Chrysler Sales Bank Will Shrink, But Not Disappear
Unsold surplus will reach “comfortable” level, says President and CEO Tom LaSorda.
Chrysler Group has softened its position on eliminating its surplus of unsold vehicles by year’s end.
“By the end of the year, this inventory will be back to normal, historical levels,” President and CEO Tom LaSorda says. “And by historical, I mean in the low five digits.”
According to Ward’s data, that number stood at about 10,000 on Nov. 30.
In a podcast on the auto maker’s blog for journalists and the analyst community, LaSorda says he’s “comfortable” with a surplus of that size. And so are dealers, he adds.
Previously, Steve Landry, vice president-sales and field operations, said Chrysler’s goal was to “get to zero by the end of the calendar year.”
The controversy came to light in October after Ward’s revealed Chrysler in August had a stash of about 100,000 vehicles – none of which had corresponding dealer orders.
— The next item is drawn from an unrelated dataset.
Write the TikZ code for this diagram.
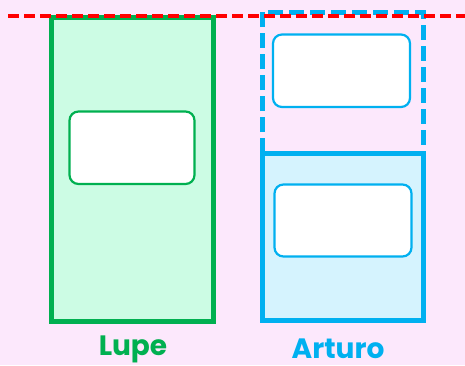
\documentclass[tikz,border=0pt]{standalone}
\usepackage{fontspec}
\setmainfont{Poppins}
\usepackage{xcolor}
\usepackage{tikz}
\usetikzlibrary{positioning}

\definecolor{bgpink}{HTML}{FCE8FC}
\definecolor{lupegreen}{HTML}{00B050}
\definecolor{lupefill}{HTML}{CCFCE4}
\definecolor{arturoblue}{HTML}{00B0F0}
\definecolor{arturofill}{HTML}{D5F3FE}

\tikzset{
    bar/.style={line width=5pt},
    card/.style={fill=white, rounded corners=9pt, line width=2.2pt},
    personlabel/.style={font=\fontsize{28}{30}\selectfont\bfseries, anchor=base, inner sep=0pt}
}

\begin{document}
\begin{tikzpicture}[x=1pt,y=-1pt]
        \fill[bgpink] (0,0) rectangle (465,365);
        \useasboundingbox (0,0) rectangle (465,365);
        % Lupe
        \draw[bar, draw=lupegreen, fill=lupefill] (51.5,17) rectangle (213.5,321);
        \draw[card, draw=lupegreen] (69.5,111.5) rectangle (194.5,184);
        \node[personlabel, text=lupegreen] (lupe) at (133,355) {Lupe};
        % Arturo
        \draw[bar, draw=arturoblue, fill=arturofill] (262,153) rectangle (423,320);
        \draw[bar, arturoblue, dash pattern=on 15pt off 6pt] (262,153) -- (262,12) -- (423,12) -- (423,153);
        \draw[card, draw=arturoblue] (273,34.5) rectangle (410,107);
        \draw[card, draw=arturoblue] (274.5,184.5) rectangle (411.5,256.5);
        \node[personlabel, text=arturoblue] (arturo) at (338,358.5) {Arturo};
        % top line
        \draw[red, line width=4pt, dash pattern=on 11pt off 5pt] (8,15.5) -- (465,15.5);
    \end{tikzpicture}
\end{document}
In defiance of industry custom, these units were built on spec and allowed to accumulate in a “sales bank.”
Tom LaSorda
This unsettled industry observers because they believed the auto maker’s regularly reported dealer-ordered inventory represented all the vehicles Chrysler had on hand.
But LaSorda suggests this practice may change.
“There was an imbalance between production and the sales rate out in the retail field and what current inventory that the dealers carried,” he says. “Obviously, this is a process that we need to review and our total operations in a business review, including what’s going on at retail.”
LaSorda promises a first-quarter announcement to address “inventory-production balance.”
Additional production cuts are rumored to be at least part of the solution, though only some union leaders have been apprised of any extraordinary measures.
Chrysler’s assembly plant in Windsor, Ont., Canada, builds minivans and the Chrysler Pacifica cross/utility vehicle. Ken Lewenza, president of Canadian Auto Workers Local 444, which represents the site’s 5,500 hourly employees, says he was informed of just one additional inventory-related week of shutdown.
That period begins Jan. 15, Lewenza tells Ward’s. The remaining weeks, from Dec. 22 to Jan. 8, had already been scheduled to accommodate holidays and time needed to retool the plant for production of Chrysler’s redesigned minivans.
Other light-truck assembly plants are under the microscope. They include Warren, MI; Detroit’s Jefferson Avenue site; Newark, DE ;and two plants in Fenton, MO.
United Auto Workers officials and hourly employees at those locations tell Ward’s they have not been notified officially of any extended shutdowns.
But LaSorda says the auto maker already has canceled overtime in some of these locations.